=== Available records ===

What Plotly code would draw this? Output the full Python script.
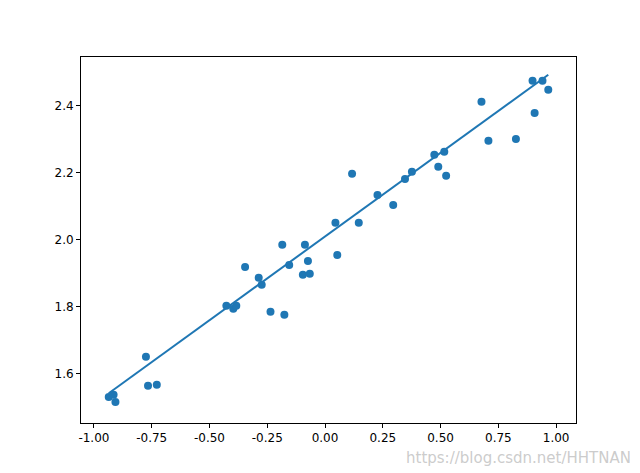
import numpy as np
import plotly.graph_objects as go

x = [-0.936,-0.915,-0.907,-0.775,-0.766,-0.728,-0.427,-0.397,-0.384,-0.346,-0.287,-0.274,-0.236,-0.185,-0.176,-0.155,-0.096,-0.087,-0.074,-0.066,0.045,0.053,0.117,0.146,0.227,0.295,0.346,0.376,0.473,0.490,0.516,0.524,0.677,0.707,0.826,0.898,0.907,0.941,0.966]
y = [1.531,1.537,1.516,1.651,1.564,1.567,1.803,1.794,1.803,1.919,1.887,1.866,1.785,1.985,1.776,1.925,1.896,1.985,1.937,1.899,2.051,1.955,2.197,2.051,2.134,2.104,2.182,2.203,2.254,2.218,2.263,2.191,2.412,2.296,2.301,2.475,2.379,2.475,2.448]
xticks = [-1.0,-0.75,-0.5,-0.25,0.0,0.25,0.5,0.75,1.0]
yticks = [1.6,1.8,2.0,2.2,2.4]

slope, icpt = 0.5, 2.01
xs = sorted(x)
ys = [slope*v + icpt for v in xs]

c = '#1f77b4'
fig = go.Figure()
fig.add_trace(go.Scatter(x=xs, y=ys, mode='lines', line=dict(color=c, width=2)))
fig.add_trace(go.Scatter(x=x, y=y, mode='markers', marker=dict(color=c, size=8)))
ax = dict(showgrid=False, zeroline=False, showline=True, linecolor='black', linewidth=1,
          mirror=True, ticks='outside', ticklen=4, tickcolor='black',
          tickfont=dict(family='DejaVu Sans', size=12, color='black'))
fig.update_xaxes(**ax, range=[-1.056, 1.086], tickvals=xticks,
                 ticktext=[f'{v:.2f}' for v in xticks])
fig.update_yaxes(**ax, range=[1.453, 2.546], tickvals=yticks,
                 ticktext=[f'{v:.1f}' for v in yticks])
fig.update_layout(width=640, height=473, margin=dict(l=73, r=72, t=49, b=58),
                  plot_bgcolor='white', paper_bgcolor='white', showlegend=False)
fig.add_annotation(text='https://blog.csdn.net/HHTNAN', xref='paper', yref='paper',
                   x=1.115, y=-0.125, xanchor='right', yanchor='bottom', showarrow=False,
                   font=dict(family='DejaVu Sans', size=15, color='rgba(190,190,190,0.8)'))
fig.write_html('out.html')
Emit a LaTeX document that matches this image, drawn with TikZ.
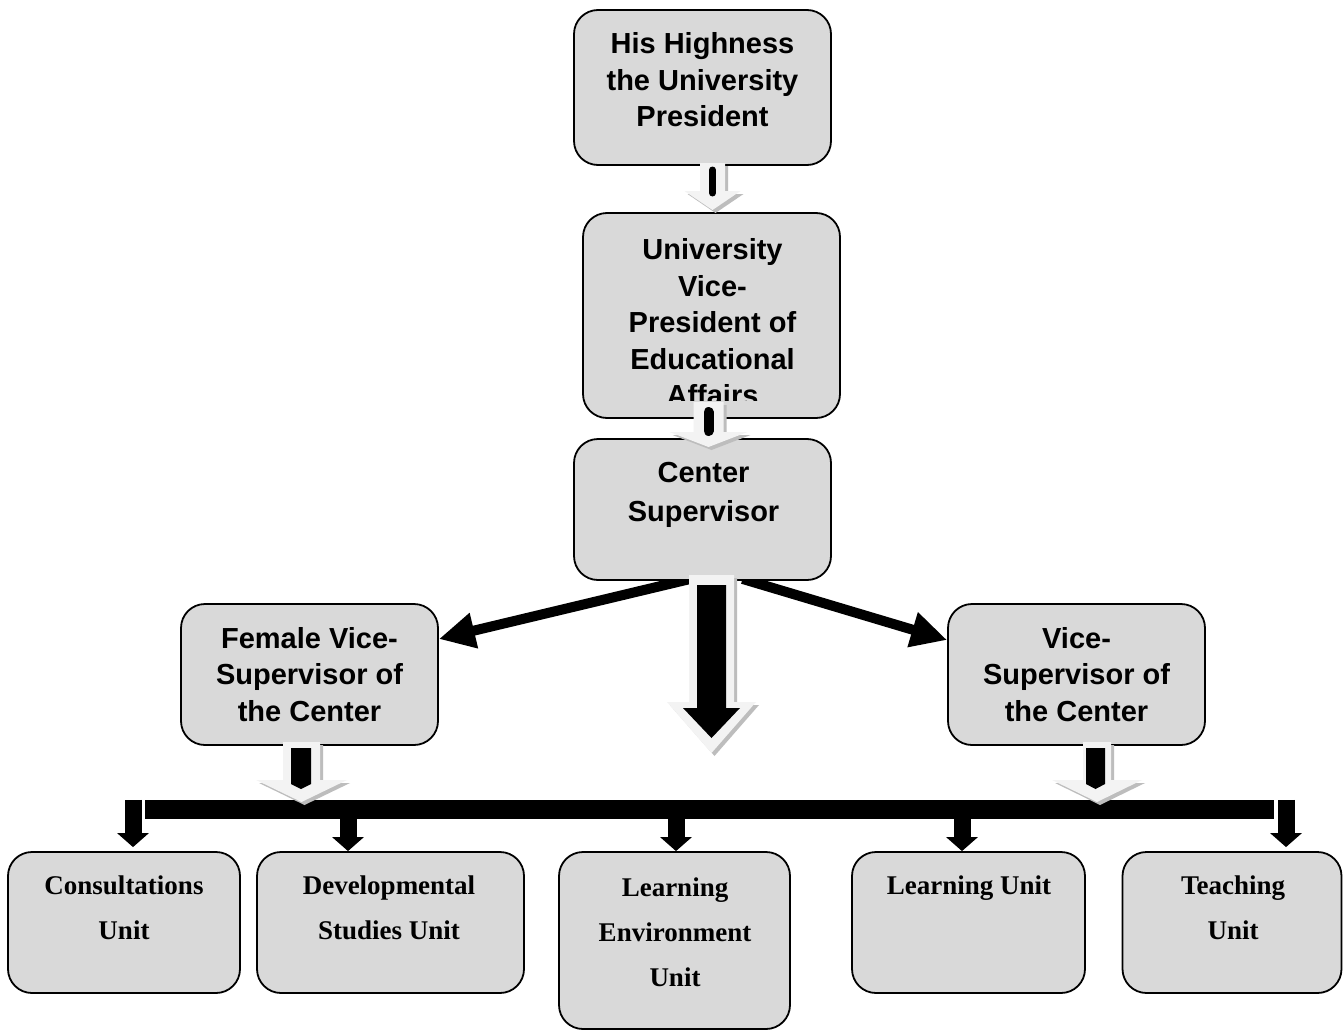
\documentclass[tikz,border=0pt]{standalone}
\usepackage{fontspec}
\setmainfont{Liberation Serif}
\setsansfont{Liberation Sans}
\usetikzlibrary{arrows.meta}
\pgfdeclarelayer{background}
\pgfsetlayers{background,main}
\definecolor{boxgray}{HTML}{D9D9D9}
\definecolor{arrlight}{HTML}{F3F3F3}
\definecolor{arrshadow}{HTML}{BDBDBD}
\newcommand\sst{\rule[-7.85pt]{0pt}{36.5pt}}
\newcommand\cst{\rule[-8.6pt]{0pt}{38pt}}
\newcommand\rst{\rule[-13.55pt]{0pt}{45pt}}
% #1 style, #2 cx, #3 top, #4 shaft half width, #5 neck y, #6 head half width, #7 tip y
\newcommand\dnshape[7]{%
  \fill[#1] (#2-#4,#3) -- (#2+#4,#3) -- (#2+#4,#5) -- (#2+#6,#5) -- (#2,#7)
    -- (#2-#6,#5) -- (#2-#4,#5) -- cycle;}
\newcommand\blockarrow[6]{%
  \dnshape{arrshadow,shift={(3,3)}}{#1}{#2}{#3}{#4}{#5}{#6}%
  \dnshape{arrlight}{#1}{#2}{#3}{#4}{#5}{#6}}
\begin{document}
\begin{tikzpicture}[x=1pt,y=-1pt,
  box/.style={draw=black, line width=1.8pt, fill=boxgray, rounded corners=24pt, inner sep=0pt},
  stxt/.style={font=\sffamily\bfseries\fontsize{29}{36.5}\selectfont, align=center, inner sep=0pt},
  rtxt/.style={font=\rmfamily\bfseries\fontsize{27}{45}\selectfont, align=center, inner sep=0pt},
  diag/.style={line width=10pt, -{Triangle[length=36pt,width=34pt]}},
  drop/.style={line width=17pt, -{Triangle[length=14pt,width=31pt]}}]
\useasboundingbox (0,0) rectangle (1343,1030);

% boxes
\node[box, minimum width=257pt, minimum height=155pt] (top) at (702.5,87.5) {};
\node[box, minimum width=257pt, minimum height=205pt] (vp)  at (711.5,315.5) {};
\node[box, minimum width=257pt, minimum height=141pt] (cs)  at (702.5,509.5) {};
\node[box, minimum width=257pt, minimum height=141pt] (fv)  at (309.5,674.5) {};
\node[box, minimum width=257pt, minimum height=141pt] (vs)  at (1076.5,674.5) {};
\node[box, minimum width=232pt, minimum height=141pt] (cu)  at (124,922.5) {};
\node[box, minimum width=267pt, minimum height=141pt] (ds)  at (390.5,922.5) {};
\node[box, minimum width=231pt, minimum height=177pt] (le)  at (674.5,940.5) {};
\node[box, minimum width=233pt, minimum height=141pt] (lu)  at (968.5,922.5) {};
\node[box, minimum width=219pt, minimum height=141pt] (tu)  at (1232,922.5) {};

% background and diagonal arrows (under the center box)
\begin{pgfonlayer}{background}
\fill[white] (0,0) rectangle (1343,1030);
\draw[diag] ([xshift=-12pt,yshift=2pt]cs.south) -- ([yshift=35.5pt]fv.east);
\draw[diag] ([xshift=40pt,yshift=2pt]cs.south) -- ([yshift=34.5pt]vs.west);
\end{pgfonlayer}

% horizontal bar and drops
\node[fill=black, minimum width=1129pt, minimum height=19pt, inner sep=0pt] (bar) at (709.5,809.5) {};
\coordinate (d1) at ([xshift=9pt,yshift=4pt]cu.north);
\coordinate (d2) at ([xshift=-42.5pt]ds.north);
\coordinate (d3) at ([xshift=1.5pt]le.north);
\coordinate (d4) at ([xshift=-6.5pt]lu.north);
\coordinate (d5) at ([xshift=54pt,yshift=4pt]tu.north);
\draw[drop] (d1 |- bar.north) -- (d1);
\draw[drop] (d2 |- bar.south) -- (d2);
\draw[drop] (d3 |- bar.south) -- (d3);
\draw[drop] (d4 |- bar.south) -- (d4);
\draw[drop] (d5 |- bar.north) -- (d5);

% block arrows
\blockarrow{712.5}{163}{12.5}{191}{28}{210}
\draw[line width=7pt, line cap=round] (712.5,170) -- (712.5,193);

% text (VP text is clipped)
\node[stxt] (ttop) at (702.5,80) {\sst His Highness\\\sst the University\\\sst President};
\begin{scope}
  \clip (583,213) rectangle (840,400.5);
  \node[stxt] (tvp) at (712.5,322.5) {\sst University\\\sst Vice-\\\sst President of\\\sst Educational\\\sst Affairs};
\end{scope}
\node[stxt] (tcs) at (703.5,492) {\cst Center\\\cst Supervisor};
\node[stxt] (tfv) at (309.5,674.5) {\sst Female Vice-\\\sst Supervisor of\\\sst the Center};
\node[stxt] (tvs) at (1076.5,674.5) {\sst Vice-\\\sst Supervisor of\\\sst the Center};

\blockarrow{708.5}{402}{15}{432}{39}{447}
\draw[line width=10pt, line cap=round] (708.5,412) -- (708.5,431);

\blockarrow{711.5}{575}{22.5}{702}{44.5}{753}
\dnshape{black}{711.5}{585}{14.5}{708}{28.5}{738}

\blockarrow{301.5}{742}{18.5}{780}{45.5}{802}
\fill[black] (291,748) -- (311,748) -- (311,784) -- (301,789) -- (291,784) -- cycle;
\blockarrow{1097}{742}{14}{780}{45}{802}
\fill[black] (1086,748) -- (1105,748) -- (1105,784) -- (1095.5,789) -- (1086,784) -- cycle;

\node[rtxt] (tcu) at (124,908.5) {\rst Consultations\\\rst Unit};
\node[rtxt] (tds) at (389,908.5) {\rst Developmental\\\rst Studies Unit};
\node[rtxt] (tle) at (675,932.5) {\rst Learning\\\rst Environment\\\rst Unit};
\node[rtxt] (tlu) at (969,886) {\rst Learning Unit};
\node[rtxt] (ttu) at (1233,908.5) {\rst Teaching\\\rst Unit};
\end{tikzpicture}
\end{document}
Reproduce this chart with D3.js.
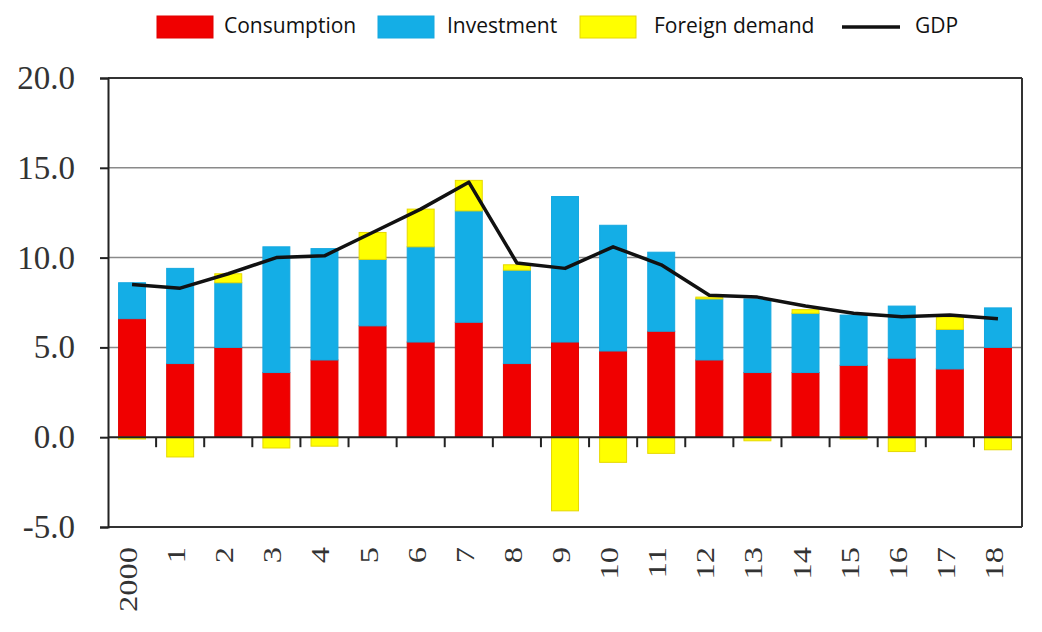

===

> _What is being asked_
Begin at the top of the records above and retype each line exactly until the line containing "import plotly.graph_objects as go", which is included. Skip all pictures.

> _Correct result_
What Plotly code would draw this? Output the full Python script.
import numpy as np
import plotly.graph_objects as go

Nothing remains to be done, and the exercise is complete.